# Start of Source material

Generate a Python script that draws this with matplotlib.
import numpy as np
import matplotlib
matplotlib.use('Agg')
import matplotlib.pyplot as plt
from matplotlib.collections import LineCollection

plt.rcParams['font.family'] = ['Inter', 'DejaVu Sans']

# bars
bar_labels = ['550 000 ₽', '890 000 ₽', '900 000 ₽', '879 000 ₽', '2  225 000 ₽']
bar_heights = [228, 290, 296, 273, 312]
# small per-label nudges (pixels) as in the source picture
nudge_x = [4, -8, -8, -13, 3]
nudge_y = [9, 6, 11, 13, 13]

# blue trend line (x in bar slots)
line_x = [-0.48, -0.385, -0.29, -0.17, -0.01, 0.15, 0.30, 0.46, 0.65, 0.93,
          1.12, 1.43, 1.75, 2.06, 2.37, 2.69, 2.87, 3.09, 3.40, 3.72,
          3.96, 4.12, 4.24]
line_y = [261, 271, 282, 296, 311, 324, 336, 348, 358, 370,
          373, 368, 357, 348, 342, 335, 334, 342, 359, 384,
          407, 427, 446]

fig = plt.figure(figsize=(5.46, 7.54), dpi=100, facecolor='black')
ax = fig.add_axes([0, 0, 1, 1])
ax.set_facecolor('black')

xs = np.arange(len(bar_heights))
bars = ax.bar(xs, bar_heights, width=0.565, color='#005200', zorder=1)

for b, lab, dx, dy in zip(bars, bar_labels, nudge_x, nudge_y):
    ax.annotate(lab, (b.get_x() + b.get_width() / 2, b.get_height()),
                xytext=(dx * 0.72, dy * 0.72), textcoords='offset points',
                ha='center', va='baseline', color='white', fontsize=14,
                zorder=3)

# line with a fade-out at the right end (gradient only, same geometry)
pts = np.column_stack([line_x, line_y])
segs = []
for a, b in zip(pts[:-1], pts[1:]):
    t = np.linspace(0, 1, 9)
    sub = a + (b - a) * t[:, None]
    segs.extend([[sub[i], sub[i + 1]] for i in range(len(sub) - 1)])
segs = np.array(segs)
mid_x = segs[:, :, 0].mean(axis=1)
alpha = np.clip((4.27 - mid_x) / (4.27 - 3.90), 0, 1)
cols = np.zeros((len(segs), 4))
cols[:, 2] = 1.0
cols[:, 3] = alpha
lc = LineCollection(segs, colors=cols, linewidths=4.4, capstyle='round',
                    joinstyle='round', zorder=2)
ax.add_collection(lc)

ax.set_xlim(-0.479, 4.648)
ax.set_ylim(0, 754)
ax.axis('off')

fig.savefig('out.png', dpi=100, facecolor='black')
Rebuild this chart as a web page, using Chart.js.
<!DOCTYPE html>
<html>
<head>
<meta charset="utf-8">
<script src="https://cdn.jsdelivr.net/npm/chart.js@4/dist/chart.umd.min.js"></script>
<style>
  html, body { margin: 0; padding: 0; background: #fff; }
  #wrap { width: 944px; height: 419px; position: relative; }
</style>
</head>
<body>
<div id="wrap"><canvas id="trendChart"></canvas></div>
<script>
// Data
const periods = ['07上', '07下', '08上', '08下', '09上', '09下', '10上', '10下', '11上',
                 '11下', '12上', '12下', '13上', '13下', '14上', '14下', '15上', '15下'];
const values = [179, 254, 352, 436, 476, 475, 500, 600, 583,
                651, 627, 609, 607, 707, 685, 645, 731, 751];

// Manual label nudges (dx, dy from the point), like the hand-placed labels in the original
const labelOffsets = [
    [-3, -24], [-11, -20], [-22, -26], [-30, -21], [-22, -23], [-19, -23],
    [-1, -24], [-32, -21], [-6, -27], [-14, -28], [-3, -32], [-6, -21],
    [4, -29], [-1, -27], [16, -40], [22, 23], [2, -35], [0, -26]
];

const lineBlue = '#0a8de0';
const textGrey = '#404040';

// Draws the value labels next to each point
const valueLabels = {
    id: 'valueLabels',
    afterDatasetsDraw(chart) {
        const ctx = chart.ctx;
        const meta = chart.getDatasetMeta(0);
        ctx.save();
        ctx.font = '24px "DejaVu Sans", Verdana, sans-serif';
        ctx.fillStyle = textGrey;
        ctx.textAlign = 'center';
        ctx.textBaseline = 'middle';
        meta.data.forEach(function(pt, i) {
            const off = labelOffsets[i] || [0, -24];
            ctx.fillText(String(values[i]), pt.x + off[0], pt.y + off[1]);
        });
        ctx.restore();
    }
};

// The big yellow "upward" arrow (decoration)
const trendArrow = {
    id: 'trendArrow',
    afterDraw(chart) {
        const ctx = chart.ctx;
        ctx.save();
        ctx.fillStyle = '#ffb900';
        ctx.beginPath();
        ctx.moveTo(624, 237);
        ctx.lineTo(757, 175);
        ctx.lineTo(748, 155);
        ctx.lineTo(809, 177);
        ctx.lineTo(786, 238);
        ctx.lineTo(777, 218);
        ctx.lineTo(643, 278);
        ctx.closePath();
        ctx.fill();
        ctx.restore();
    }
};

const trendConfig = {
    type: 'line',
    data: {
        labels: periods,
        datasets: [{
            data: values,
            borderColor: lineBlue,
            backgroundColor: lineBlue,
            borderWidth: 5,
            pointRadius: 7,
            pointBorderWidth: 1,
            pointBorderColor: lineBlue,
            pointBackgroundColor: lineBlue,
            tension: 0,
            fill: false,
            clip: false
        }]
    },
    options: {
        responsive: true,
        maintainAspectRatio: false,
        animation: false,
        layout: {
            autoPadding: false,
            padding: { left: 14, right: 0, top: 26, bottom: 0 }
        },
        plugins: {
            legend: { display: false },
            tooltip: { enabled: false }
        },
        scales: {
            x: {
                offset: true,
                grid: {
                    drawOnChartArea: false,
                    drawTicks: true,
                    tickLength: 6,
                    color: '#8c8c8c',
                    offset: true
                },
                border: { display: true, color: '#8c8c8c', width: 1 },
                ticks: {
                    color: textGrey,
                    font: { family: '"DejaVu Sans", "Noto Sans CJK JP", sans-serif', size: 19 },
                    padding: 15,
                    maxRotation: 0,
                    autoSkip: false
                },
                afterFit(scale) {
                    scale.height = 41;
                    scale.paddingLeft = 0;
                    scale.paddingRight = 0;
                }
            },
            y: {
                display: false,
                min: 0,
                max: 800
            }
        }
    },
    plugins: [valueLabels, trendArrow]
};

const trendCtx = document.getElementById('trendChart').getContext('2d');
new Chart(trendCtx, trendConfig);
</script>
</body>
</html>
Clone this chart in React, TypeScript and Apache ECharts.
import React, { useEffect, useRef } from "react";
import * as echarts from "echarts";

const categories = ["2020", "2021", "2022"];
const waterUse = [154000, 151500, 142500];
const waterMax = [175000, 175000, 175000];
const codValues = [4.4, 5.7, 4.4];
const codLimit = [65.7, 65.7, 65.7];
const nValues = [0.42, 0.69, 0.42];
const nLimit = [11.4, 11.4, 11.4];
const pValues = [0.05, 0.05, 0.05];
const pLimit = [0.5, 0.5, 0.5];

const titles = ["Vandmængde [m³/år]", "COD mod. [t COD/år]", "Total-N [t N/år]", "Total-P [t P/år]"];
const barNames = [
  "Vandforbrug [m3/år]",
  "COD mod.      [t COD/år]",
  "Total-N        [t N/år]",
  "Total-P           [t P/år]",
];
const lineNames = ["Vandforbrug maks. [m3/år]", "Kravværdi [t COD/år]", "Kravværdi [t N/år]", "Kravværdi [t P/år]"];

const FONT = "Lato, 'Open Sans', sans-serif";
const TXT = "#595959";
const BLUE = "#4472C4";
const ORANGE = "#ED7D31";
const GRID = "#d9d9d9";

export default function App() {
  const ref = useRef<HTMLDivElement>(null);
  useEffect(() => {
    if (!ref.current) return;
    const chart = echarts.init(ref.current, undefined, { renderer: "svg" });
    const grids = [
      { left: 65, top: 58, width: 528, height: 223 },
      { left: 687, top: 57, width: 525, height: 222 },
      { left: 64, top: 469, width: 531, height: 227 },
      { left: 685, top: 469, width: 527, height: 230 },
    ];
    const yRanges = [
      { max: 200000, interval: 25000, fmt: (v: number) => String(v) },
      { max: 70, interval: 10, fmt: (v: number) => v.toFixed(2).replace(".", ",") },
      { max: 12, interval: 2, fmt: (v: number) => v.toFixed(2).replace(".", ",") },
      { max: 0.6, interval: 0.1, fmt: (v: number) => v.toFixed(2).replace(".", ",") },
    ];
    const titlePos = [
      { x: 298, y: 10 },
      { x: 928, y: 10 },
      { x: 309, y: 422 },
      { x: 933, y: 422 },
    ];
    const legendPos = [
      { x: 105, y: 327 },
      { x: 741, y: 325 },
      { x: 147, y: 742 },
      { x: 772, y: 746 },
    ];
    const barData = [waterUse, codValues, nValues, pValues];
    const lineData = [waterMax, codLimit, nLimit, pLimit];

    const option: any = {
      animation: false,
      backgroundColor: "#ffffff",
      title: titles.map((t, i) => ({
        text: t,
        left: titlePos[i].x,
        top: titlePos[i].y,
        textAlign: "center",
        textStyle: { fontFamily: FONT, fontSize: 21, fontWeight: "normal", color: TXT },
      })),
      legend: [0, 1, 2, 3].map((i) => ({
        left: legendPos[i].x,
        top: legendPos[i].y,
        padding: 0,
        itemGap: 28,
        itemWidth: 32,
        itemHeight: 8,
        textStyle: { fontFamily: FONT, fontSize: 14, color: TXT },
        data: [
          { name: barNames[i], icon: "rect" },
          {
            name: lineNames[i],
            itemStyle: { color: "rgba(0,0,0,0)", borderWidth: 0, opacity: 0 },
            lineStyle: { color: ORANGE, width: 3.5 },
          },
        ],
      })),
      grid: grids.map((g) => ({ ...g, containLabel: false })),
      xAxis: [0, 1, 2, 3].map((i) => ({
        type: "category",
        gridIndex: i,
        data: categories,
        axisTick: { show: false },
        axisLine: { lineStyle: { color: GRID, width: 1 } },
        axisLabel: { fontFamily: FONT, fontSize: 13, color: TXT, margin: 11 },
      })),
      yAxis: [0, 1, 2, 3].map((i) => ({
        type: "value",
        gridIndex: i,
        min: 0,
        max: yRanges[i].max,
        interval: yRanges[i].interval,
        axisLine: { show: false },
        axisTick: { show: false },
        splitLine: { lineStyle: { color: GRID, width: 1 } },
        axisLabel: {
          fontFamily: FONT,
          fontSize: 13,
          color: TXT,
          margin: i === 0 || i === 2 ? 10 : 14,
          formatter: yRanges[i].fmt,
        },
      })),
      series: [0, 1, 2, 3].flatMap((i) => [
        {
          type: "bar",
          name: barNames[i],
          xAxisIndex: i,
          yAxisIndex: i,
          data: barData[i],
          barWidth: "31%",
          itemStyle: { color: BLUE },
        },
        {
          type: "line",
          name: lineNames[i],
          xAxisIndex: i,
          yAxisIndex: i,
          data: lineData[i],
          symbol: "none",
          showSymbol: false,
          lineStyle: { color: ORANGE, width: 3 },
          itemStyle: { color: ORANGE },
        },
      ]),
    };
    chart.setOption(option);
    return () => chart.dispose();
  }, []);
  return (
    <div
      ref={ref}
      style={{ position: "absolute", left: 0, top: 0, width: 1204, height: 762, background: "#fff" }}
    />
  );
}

# End of Source material

▶ _Task objective_
Your task is to quote the lines above, beginning with the first and ending with the one that holds "plt.rcParams['font.family'] = ['Inter', 'DejaVu".

▶ _Task result_
Generate a Python script that draws this with matplotlib.
import numpy as np
import matplotlib
matplotlib.use('Agg')
import matplotlib.pyplot as plt
from matplotlib.collections import LineCollection

plt.rcParams['font.family'] = ['Inter', 'DejaVu Sans']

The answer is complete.